Suyun, moleküllerine ayrışmasını sağlayan ısı oranı da bellidir. Ama aynı ısı, suyun içinde bulunduğu tencereyi moleküllerine ayrıştırmaz. İşte bu nedenle tencere içinde rahatlıkla su kaynatabiliriz. Tencere moleküllerinin birbirlerinden uzaklaşabilmeleri için daha yüksek bir ısı gerekmektedir. Buhara dönüşen su, birbirinden gitgide uzaklaşan moleküllerden oluşmaktadır. Birbirinden uzaklaşan bu moleküller, sürekli hareket halinde olduklarından etrafa kolaylıkla yayılabilirler.
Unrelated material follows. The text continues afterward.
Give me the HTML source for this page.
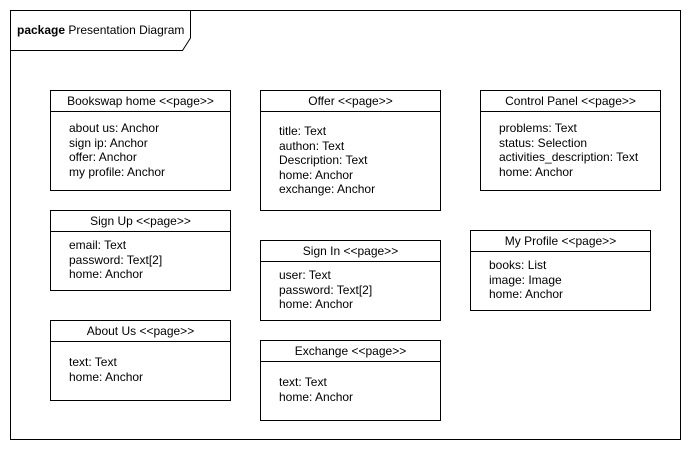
<!DOCTYPE html>
<html><head><style>
body{margin:0;width:691px;height:451px;background:#fff;font-family:"Liberation Sans",Arial,sans-serif;font-size:12px;color:#000;position:relative;overflow:hidden}
.b{position:absolute;border:1px solid #000;box-sizing:border-box;background:#fff}
.h{position:absolute;left:0;right:0;top:0;height:20px;border-bottom:1px solid #000;text-align:center;line-height:20px}
.t{position:absolute;white-space:nowrap;line-height:14.5px}
</style></head><body>
<svg width="691" height="451" style="position:absolute;left:0;top:0">
<rect x="10.5" y="10.5" width="670" height="429" fill="none" stroke="#000"/>
<path d="M10.5 50.5 H182.5 L190.5 38 V10.5" fill="none" stroke="#000"/>
</svg>
<div class="t" style="left:17px;top:23px"><b>package</b> Presentation Diagram</div>

<div class="b" style="left:50px;top:90px;width:181px;height:101px"><div class="h">Bookswap home &lt;&lt;page&gt;&gt;</div></div>
<div class="t" style="left:69px;top:121px">about us: Anchor<br>sign ip: Anchor<br>offer: Anchor<br>my profile: Anchor</div>

<div class="b" style="left:260px;top:90px;width:181px;height:121px"><div class="h">Offer &lt;&lt;page&gt;&gt;</div></div>
<div class="t" style="left:279px;top:124px">title: Text<br>authon: Text<br>Description: Text<br>home: Anchor<br>exchange: Anchor</div>

<div class="b" style="left:480px;top:90px;width:181px;height:101px"><div class="h">Control Panel &lt;&lt;page&gt;&gt;</div></div>
<div class="t" style="left:499px;top:121px">problems: Text<br>status: Selection<br>activities_description: Text<br>home: Anchor</div>

<div class="b" style="left:50px;top:210px;width:181px;height:81px"><div class="h">Sign Up &lt;&lt;page&gt;&gt;</div></div>
<div class="t" style="left:69px;top:238px">email: Text<br>password: Text[2]<br>home: Anchor</div>

<div class="b" style="left:260px;top:240px;width:181px;height:81px"><div class="h">Sign In &lt;&lt;page&gt;&gt;</div></div>
<div class="t" style="left:279px;top:268px">user: Text<br>password: Text[2]<br>home: Anchor</div>

<div class="b" style="left:470px;top:230px;width:181px;height:81px"><div class="h">My Profile &lt;&lt;page&gt;&gt;</div></div>
<div class="t" style="left:489px;top:258px">books: List<br>image: Image<br>home: Anchor</div>

<div class="b" style="left:50px;top:320px;width:181px;height:81px"><div class="h">About Us &lt;&lt;page&gt;&gt;</div></div>
<div class="t" style="left:69px;top:355px">text: Text<br>home: Anchor</div>

<div class="b" style="left:260px;top:340px;width:181px;height:81px"><div class="h">Exchange &lt;&lt;page&gt;&gt;</div></div>
<div class="t" style="left:279px;top:375px">text: Text<br>home: Anchor</div>
</body></html>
Mutfakta pişen bir yemeğin kokusunu işte bu nedenle arka odadan duyabilirsiniz. 
Bilim adamlarının "doğa kanunu" adını verdikleri bu hassas denge olmasaydı yeryüzündeki hiçbir şey hatta, kendi vücudumuzdaki proteinleri ve hücreleri oluşturan moleküller de dahil olmak üzere evrende hiçbir şey sabit kalmazdı. Ayrıca bu moleküllerin sahip olduğu hareket hızlarını ve bize büyük bir süratle çarptıklarını hissetseydik yaşam bizim için dayanılmayacak derecede zorlaşırdı. Çünkü hem çevremizi ve bedenimizi oluşturan moleküllerin dağılıp ayrılmalarına engel olmaya, hem de çarparak bize zarar vermelerini önlemeye çalışacak ve başka hiçbir iş yapamaz hale gelecektik.Ancak doğadaki bu mükemmel uyum ve en ince yapıtaşındaki hassas denge sonucunda mucizevi olarak bir yandan normal şartlarda beklenen fizik kural sonuçlarından muaf tutuluyor, diğer yandan da çok daha özel kurallarla bu etkilerden korunmuş oluyoruz. Ve bütün bunların üstün bir akıl tarafından tasarlandığını anlıyoruz.